On March 17th, the U.S. Senate Banking Committee held a hearing titled “Understanding the Role of Digital Assets in Illicit Finance,” which covered a broad range of topics. Issues such as how Russia could use digital assets to avoid sanctions and whether or not they should be allowed to, how Ukraine is using cryptocurrency to support their fight against Russia, and preventing criminal activity through the use of digital assets. In opening statements, Chairman Sherrod Brown expressed his concerns about offshore crypto companies not being subject to the U.S. Laws and abuses of digital assets endangering the financial well-being of the American people.
Senator Toomey focused on the benefits and some potential risks, while recognizing the need to encourage technological innovation and individual freedom. Toomey stated that the current lack of regulation is encouraging innovation abroad. Russia’s invasion of Ukraine lead to the United States imposing sanctions on Russia, hurting the Russian economy, but not crippling it. While possible, Senator Toomey stated that there is currently no evidence that Russia has used Bitcoin or other cryptocurrencies to avoid sanctions. On the flip side, Bitcoin and cryptocurrency donations have been used to assist Ukraine’s efforts to remain a sovereign nation and fund the war against Russia. Donations through Bitcoin and cryptocurrencies have reached over $100 million (USD value) to supply the Ukrainian army with supplies which have saved soldiers’ lives.

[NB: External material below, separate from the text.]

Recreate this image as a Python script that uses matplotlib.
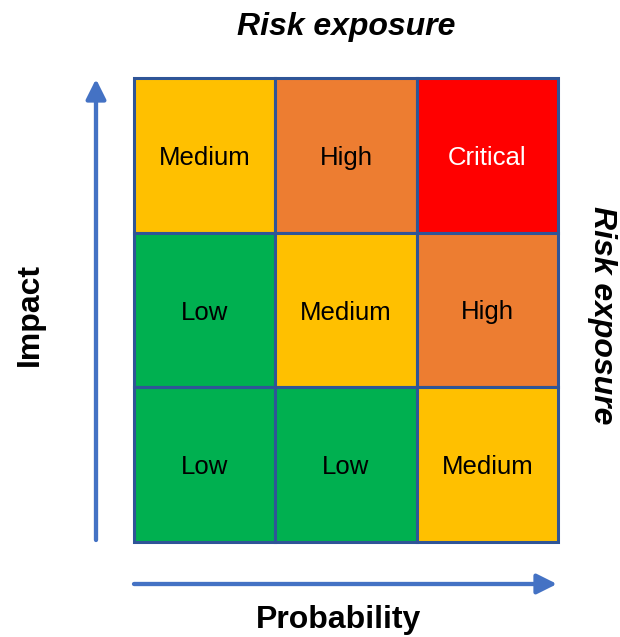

Bitcoin and cryptocurrency can be used for illicit finance, but according to Chainalysis illicit finance transactions account for 0.15% transactions in the network. The on-chain nature of Bitcoin and some other cryptocurrencies allow for traceability that discourages the use for illicit finance.
Mr. Jonathan Levin, co-founder and chief strategy officer of Chainalysis inc. gave his testimony which included short-term and long-term recommendations. Levin’s short term recommendations include authorities using digital asset wallet addresses as identifiers, OFAC sanctioning digital asset exchanges and crypto entities that facilitate sanction evasion, and expanding information sharing. His long-term recommendations include regulators investing in blockchain intelligence and analytics, improving and promoting interagency coordination through the creation of a Virtual Asset Coordination Center, and greater legal clarity over financial digital assets.
Michael Mosier, former acting Director, Deputy Director/Digital Innovation Officer at FinCEN also gave his testimony on potential regulations involving expansion of the AML and Kleptocracy whistleblower programs, sanction evasion, and encouraged standardization licensing across jurisdictions.
Shane Stansbury, Senior Lecturing Fellow in Law and Robinson Everett Distinguished Fellow in the Center on Law, Ethics, and National Security at Duke University School of Law also testified that there are challenges that Bitcoin and cryptocurrency present which include deciphering who is responsible for criminal activity, lack of regulation, and the traceability of digital assets. This two hour hearing is a step in the right direction and has regulators looking for the next steps on how to approach the quickly changing landscape of digital assets.